What the task requires: Exactly the lines from the one that contains "Clone this chart in Apache ECharts." to the one that contains "const values = [82, 78, 65, 48];", both lines included, should be copied, and no others.

Material for this exercise:
^^^^^^^^

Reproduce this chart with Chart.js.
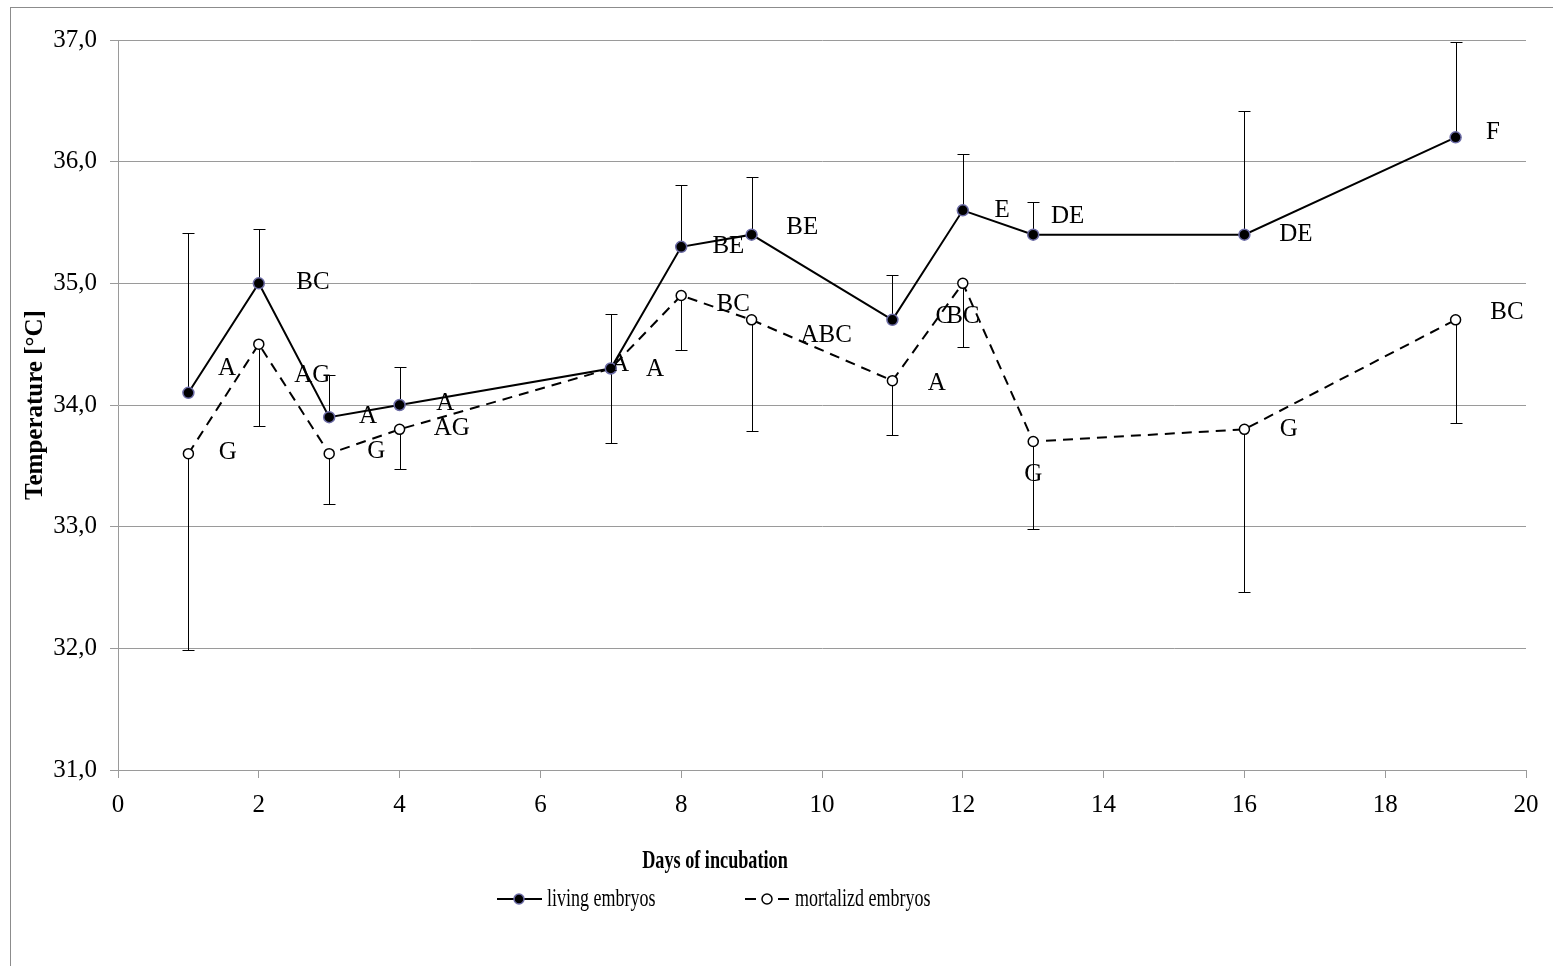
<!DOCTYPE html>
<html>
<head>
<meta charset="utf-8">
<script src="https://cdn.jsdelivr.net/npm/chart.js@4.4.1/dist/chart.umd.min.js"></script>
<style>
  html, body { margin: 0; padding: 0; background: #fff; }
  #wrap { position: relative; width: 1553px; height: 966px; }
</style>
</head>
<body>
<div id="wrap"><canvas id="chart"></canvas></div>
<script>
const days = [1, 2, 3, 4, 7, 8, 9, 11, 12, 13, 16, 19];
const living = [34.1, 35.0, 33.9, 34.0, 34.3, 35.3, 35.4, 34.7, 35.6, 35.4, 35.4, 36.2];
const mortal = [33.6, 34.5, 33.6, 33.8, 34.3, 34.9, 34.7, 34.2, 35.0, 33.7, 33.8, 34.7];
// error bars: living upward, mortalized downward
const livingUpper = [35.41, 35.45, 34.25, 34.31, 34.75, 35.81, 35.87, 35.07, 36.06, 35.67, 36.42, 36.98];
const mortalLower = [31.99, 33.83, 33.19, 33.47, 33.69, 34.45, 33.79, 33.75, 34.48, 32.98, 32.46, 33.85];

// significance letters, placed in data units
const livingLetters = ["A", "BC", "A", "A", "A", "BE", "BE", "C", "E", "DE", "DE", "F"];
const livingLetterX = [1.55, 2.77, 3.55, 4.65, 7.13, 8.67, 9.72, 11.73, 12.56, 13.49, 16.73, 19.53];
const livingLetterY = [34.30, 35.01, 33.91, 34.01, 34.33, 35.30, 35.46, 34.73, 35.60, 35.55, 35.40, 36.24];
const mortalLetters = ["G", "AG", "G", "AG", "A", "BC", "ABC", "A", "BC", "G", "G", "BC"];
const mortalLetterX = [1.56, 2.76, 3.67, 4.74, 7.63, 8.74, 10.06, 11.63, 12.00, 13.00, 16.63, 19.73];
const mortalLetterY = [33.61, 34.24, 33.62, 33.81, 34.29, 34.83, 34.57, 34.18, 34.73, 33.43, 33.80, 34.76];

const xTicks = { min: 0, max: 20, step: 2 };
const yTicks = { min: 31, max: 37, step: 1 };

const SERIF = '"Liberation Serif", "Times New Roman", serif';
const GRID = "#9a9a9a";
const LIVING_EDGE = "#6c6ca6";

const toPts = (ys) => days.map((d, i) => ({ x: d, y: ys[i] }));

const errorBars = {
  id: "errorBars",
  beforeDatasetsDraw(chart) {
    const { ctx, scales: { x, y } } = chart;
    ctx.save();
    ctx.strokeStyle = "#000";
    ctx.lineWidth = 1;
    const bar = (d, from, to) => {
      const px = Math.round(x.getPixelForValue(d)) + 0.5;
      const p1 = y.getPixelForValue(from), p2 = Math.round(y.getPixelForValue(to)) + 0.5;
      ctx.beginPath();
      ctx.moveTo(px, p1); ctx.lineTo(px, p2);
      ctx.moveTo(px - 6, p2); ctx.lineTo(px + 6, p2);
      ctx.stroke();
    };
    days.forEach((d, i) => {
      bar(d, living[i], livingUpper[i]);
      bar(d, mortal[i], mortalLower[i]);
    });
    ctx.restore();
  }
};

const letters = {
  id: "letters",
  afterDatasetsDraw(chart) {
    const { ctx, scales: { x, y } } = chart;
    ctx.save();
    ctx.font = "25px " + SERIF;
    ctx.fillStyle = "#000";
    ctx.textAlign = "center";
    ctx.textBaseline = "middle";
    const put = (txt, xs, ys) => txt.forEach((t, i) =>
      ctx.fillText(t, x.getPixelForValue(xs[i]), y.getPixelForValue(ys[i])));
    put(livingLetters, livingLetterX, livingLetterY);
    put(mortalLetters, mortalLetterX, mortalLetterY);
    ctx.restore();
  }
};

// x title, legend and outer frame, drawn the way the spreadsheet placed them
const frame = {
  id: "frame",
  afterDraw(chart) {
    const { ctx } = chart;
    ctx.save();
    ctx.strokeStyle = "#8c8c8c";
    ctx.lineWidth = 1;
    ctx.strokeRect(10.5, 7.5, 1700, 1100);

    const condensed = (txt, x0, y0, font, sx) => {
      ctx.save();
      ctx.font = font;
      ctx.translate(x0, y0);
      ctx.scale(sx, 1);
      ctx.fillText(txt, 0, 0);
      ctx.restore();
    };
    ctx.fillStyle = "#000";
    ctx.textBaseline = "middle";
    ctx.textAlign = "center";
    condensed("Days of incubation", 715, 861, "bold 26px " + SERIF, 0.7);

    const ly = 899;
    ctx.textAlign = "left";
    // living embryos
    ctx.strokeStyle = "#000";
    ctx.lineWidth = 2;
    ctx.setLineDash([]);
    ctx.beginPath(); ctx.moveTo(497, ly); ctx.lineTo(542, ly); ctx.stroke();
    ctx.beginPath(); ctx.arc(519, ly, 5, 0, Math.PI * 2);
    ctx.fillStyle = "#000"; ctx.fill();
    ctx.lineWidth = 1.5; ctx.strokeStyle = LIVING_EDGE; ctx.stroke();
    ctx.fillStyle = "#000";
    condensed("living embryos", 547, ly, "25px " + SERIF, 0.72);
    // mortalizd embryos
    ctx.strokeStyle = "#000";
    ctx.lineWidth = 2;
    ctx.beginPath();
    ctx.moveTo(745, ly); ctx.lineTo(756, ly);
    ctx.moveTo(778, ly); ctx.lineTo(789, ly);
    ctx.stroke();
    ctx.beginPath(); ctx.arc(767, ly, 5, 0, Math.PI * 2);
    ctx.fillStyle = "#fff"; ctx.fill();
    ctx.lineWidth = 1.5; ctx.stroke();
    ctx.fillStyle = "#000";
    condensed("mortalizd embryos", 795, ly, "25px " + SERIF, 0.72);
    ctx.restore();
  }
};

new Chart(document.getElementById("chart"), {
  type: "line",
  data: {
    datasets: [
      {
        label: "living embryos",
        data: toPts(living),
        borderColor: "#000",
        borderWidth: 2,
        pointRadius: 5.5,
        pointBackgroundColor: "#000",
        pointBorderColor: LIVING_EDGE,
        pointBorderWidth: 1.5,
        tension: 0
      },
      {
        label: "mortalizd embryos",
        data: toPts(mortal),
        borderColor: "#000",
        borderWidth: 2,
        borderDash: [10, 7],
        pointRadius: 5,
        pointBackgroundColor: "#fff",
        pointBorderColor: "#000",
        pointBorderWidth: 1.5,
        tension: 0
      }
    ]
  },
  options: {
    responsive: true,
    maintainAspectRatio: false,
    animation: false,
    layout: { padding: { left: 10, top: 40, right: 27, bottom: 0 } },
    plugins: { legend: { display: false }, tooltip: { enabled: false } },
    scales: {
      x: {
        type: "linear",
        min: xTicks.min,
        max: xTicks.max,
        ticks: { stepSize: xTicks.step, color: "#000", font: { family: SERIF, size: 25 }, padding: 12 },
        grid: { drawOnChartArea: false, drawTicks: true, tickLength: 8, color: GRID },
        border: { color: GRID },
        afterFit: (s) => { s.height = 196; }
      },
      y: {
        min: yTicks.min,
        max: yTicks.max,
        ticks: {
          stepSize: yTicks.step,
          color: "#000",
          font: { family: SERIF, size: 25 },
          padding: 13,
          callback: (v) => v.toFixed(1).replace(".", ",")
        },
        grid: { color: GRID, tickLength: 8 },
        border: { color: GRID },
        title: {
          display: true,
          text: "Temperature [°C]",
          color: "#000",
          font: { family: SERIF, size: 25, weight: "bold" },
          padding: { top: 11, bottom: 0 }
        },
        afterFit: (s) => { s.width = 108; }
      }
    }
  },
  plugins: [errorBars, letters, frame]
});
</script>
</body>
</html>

^^^^^^^^

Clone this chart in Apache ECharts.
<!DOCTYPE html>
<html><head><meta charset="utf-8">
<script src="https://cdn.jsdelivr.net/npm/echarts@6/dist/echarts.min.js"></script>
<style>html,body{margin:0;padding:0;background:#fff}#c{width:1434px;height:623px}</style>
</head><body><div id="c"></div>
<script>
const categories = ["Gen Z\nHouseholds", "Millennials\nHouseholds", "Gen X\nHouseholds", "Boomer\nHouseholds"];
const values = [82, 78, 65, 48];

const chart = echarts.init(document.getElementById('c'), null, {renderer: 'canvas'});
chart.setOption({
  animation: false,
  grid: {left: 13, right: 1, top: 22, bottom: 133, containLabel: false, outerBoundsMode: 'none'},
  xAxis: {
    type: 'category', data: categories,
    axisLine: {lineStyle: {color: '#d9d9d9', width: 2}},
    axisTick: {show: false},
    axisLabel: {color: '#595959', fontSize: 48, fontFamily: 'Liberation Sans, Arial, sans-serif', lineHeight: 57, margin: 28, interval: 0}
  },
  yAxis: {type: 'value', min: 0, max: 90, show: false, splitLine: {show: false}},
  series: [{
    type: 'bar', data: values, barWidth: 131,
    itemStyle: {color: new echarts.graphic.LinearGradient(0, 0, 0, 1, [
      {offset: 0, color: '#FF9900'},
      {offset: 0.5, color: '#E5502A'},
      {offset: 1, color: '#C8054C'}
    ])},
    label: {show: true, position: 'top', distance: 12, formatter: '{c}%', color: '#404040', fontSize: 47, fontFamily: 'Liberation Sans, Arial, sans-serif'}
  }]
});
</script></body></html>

^^^^^^^^

Answer for the task:
Clone this chart in Apache ECharts.
<!DOCTYPE html>
<html><head><meta charset="utf-8">
<script src="https://cdn.jsdelivr.net/npm/echarts@6/dist/echarts.min.js"></script>
<style>html,body{margin:0;padding:0;background:#fff}#c{width:1434px;height:623px}</style>
</head><body><div id="c"></div>
<script>
const categories = ["Gen Z\nHouseholds", "Millennials\nHouseholds", "Gen X\nHouseholds", "Boomer\nHouseholds"];
const values = [82, 78, 65, 48];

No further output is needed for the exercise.